--- Start of Records to use ---

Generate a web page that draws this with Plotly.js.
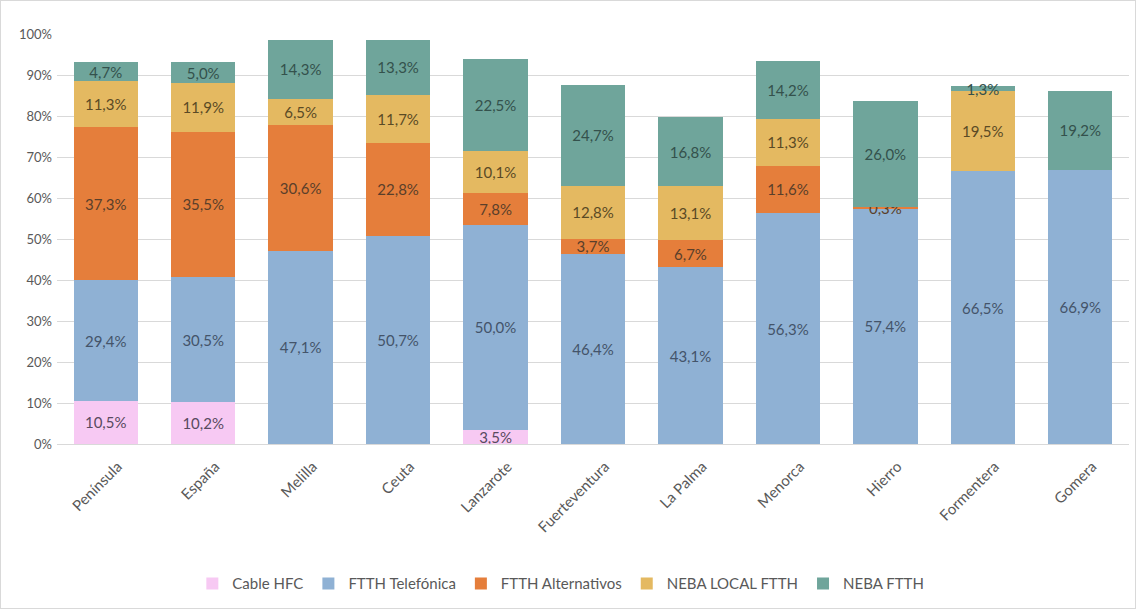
<!DOCTYPE html>
<html>
<head>
<meta charset="utf-8">
<script src="https://cdn.plot.ly/plotly-3.0.1.min.js"></script>
<style>
html,body{margin:0;padding:0;background:#fff;}
#chart{width:1134px;height:607px;border:1px solid #d9d9d9;}
</style>
</head>
<body>
<div id="chart"></div>
<script>
const categories = ["Península","España","Melilla","Ceuta","Lanzarote","Fuerteventura","La Palma","Menorca","Hierro","Formentera","Gomera"];
const cableHFC        = [10.5, 10.2, null, null, 3.5, null, null, null, null, null, null];
const ftthTelefonica  = [29.4, 30.5, 47.1, 50.7, 50.0, 46.4, 43.1, 56.3, 57.4, 66.5, 66.9];
const ftthAlternativos= [37.3, 35.5, 30.6, 22.8, 7.8, 3.7, 6.7, 11.6, 0.3, null, null];
const nebaLocalFtth   = [11.3, 11.9, 6.5, 11.7, 10.1, 12.8, 13.1, 11.3, null, 19.5, null];
const nebaFtth        = [4.7, 5.0, 14.3, 13.3, 22.5, 24.7, 16.8, 14.2, 26.0, 1.3, 19.2];

const seriesNames  = ["Cable HFC","FTTH Telefónica","FTTH Alternativos","NEBA LOCAL FTTH","NEBA FTTH"];
const seriesValues = [cableHFC, ftthTelefonica, ftthAlternativos, nebaLocalFtth, nebaFtth];
const seriesColors = ["#f7c9f3","#8fb1d4","#e57e3b","#e4b961","#6fa59b"];
const textColors   = ["#584a60","#44546a","#5a3f2a","#5a4a25","#34514c"];

const font = "Lato, 'Open Sans', 'DejaVu Sans', sans-serif";

const traces = seriesNames.map((name, i) => ({
  type: "bar",
  name: name,
  x: categories,
  y: seriesValues[i],
  marker: {color: seriesColors[i]},
  texttemplate: "%{y:.1f}%",
  textposition: "inside",
  insidetextanchor: "middle",
  textangle: 0,
  constraintext: "none",
  cliponaxis: false,
  textfont: {family: font, size: 15, color: textColors[i]},
  hoverinfo: "x+y+name"
}));

const layout = {
  width: 1134, height: 607,
  barmode: "stack",
  bargap: 0.34,
  separators: ",.",
  paper_bgcolor: "#fff",
  plot_bgcolor: "#fff",
  font: {family: font, size: 13, color: "#595959"},
  margin: {l: 56, r: 6, t: 33, b: 164},
  uniformtext: {mode: "show", minsize: 15},
  xaxis: {
    type: "category",
    tickangle: -45,
    tickfont: {family: font, size: 15, color: "#595959"},
    ticklabelstandoff: 7,
    ticklabelshift: 12,
    showline: true, linecolor: "#d9d9d9", linewidth: 1,
    ticks: "", showgrid: false
  },
  yaxis: {
    range: [0, 100],
    dtick: 10,
    ticksuffix: "%",
    tickfont: {family: font, size: 13, color: "#595959"},
    ticklabelstandoff: 4,
    showgrid: true, gridcolor: "#d9d9d9", gridwidth: 1,
    zeroline: false, showline: false, ticks: ""
  },
  legend: {
    orientation: "h",
    x: 0.47, xanchor: "center",
    y: -0.341, yanchor: "middle",
    itemwidth: 30,
    font: {family: font, size: 15, color: "#595959"},
    traceorder: "normal"
  },
  showlegend: true
};

Plotly.newPlot("chart", traces, layout, {displayModeBar: false, staticPlot: true});
</script>
</body>
</html>
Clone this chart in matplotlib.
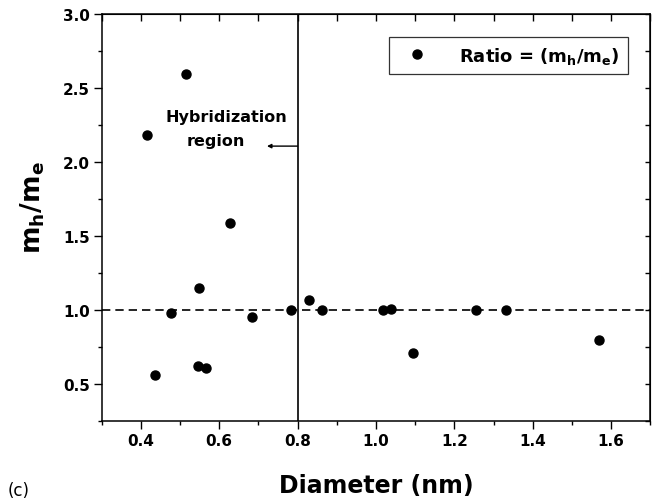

--- End of Records to use ---

*Objective:*
Set down every entry word for word, but omit the pictures.

*Result below:*
Generate a web page that draws this with Plotly.js.
<!DOCTYPE html>
<html>
<head>
<meta charset="utf-8">
<script src="https://cdn.plot.ly/plotly-3.0.1.min.js"></script>
<style>
html,body{margin:0;padding:0;background:#fff;}
#chart{width:1134px;height:607px;border:1px solid #d9d9d9;}
</style>
</head>
<body>
<div id="chart"></div>
<script>
const categories = ["Península","España","Melilla","Ceuta","Lanzarote","Fuerteventura","La Palma","Menorca","Hierro","Formentera","Gomera"];
const cableHFC        = [10.5, 10.2, null, null, 3.5, null, null, null, null, null, null];
const ftthTelefonica  = [29.4, 30.5, 47.1, 50.7, 50.0, 46.4, 43.1, 56.3, 57.4, 66.5, 66.9];
const ftthAlternativos= [37.3, 35.5, 30.6, 22.8, 7.8, 3.7, 6.7, 11.6, 0.3, null, null];
const nebaLocalFtth   = [11.3, 11.9, 6.5, 11.7, 10.1, 12.8, 13.1, 11.3, null, 19.5, null];
const nebaFtth        = [4.7, 5.0, 14.3, 13.3, 22.5, 24.7, 16.8, 14.2, 26.0, 1.3, 19.2];

const seriesNames  = ["Cable HFC","FTTH Telefónica","FTTH Alternativos","NEBA LOCAL FTTH","NEBA FTTH"];
const seriesValues = [cableHFC, ftthTelefonica, ftthAlternativos, nebaLocalFtth, nebaFtth];
const seriesColors = ["#f7c9f3","#8fb1d4","#e57e3b","#e4b961","#6fa59b"];
const textColors   = ["#584a60","#44546a","#5a3f2a","#5a4a25","#34514c"];

const font = "Lato, 'Open Sans', 'DejaVu Sans', sans-serif";

const traces = seriesNames.map((name, i) => ({
  type: "bar",
  name: name,
  x: categories,
  y: seriesValues[i],
  marker: {color: seriesColors[i]},
  texttemplate: "%{y:.1f}%",
  textposition: "inside",
  insidetextanchor: "middle",
  textangle: 0,
  constraintext: "none",
  cliponaxis: false,
  textfont: {family: font, size: 15, color: textColors[i]},
  hoverinfo: "x+y+name"
}));

const layout = {
  width: 1134, height: 607,
  barmode: "stack",
  bargap: 0.34,
  separators: ",.",
  paper_bgcolor: "#fff",
  plot_bgcolor: "#fff",
  font: {family: font, size: 13, color: "#595959"},
  margin: {l: 56, r: 6, t: 33, b: 164},
  uniformtext: {mode: "show", minsize: 15},
  xaxis: {
    type: "category",
    tickangle: -45,
    tickfont: {family: font, size: 15, color: "#595959"},
    ticklabelstandoff: 7,
    ticklabelshift: 12,
    showline: true, linecolor: "#d9d9d9", linewidth: 1,
    ticks: "", showgrid: false
  },
  yaxis: {
    range: [0, 100],
    dtick: 10,
    ticksuffix: "%",
    tickfont: {family: font, size: 13, color: "#595959"},
    ticklabelstandoff: 4,
    showgrid: true, gridcolor: "#d9d9d9", gridwidth: 1,
    zeroline: false, showline: false, ticks: ""
  },
  legend: {
    orientation: "h",
    x: 0.47, xanchor: "center",
    y: -0.341, yanchor: "middle",
    itemwidth: 30,
    font: {family: font, size: 15, color: "#595959"},
    traceorder: "normal"
  },
  showlegend: true
};

Plotly.newPlot("chart", traces, layout, {displayModeBar: false, staticPlot: true});
</script>
</body>
</html>
Clone this chart in matplotlib.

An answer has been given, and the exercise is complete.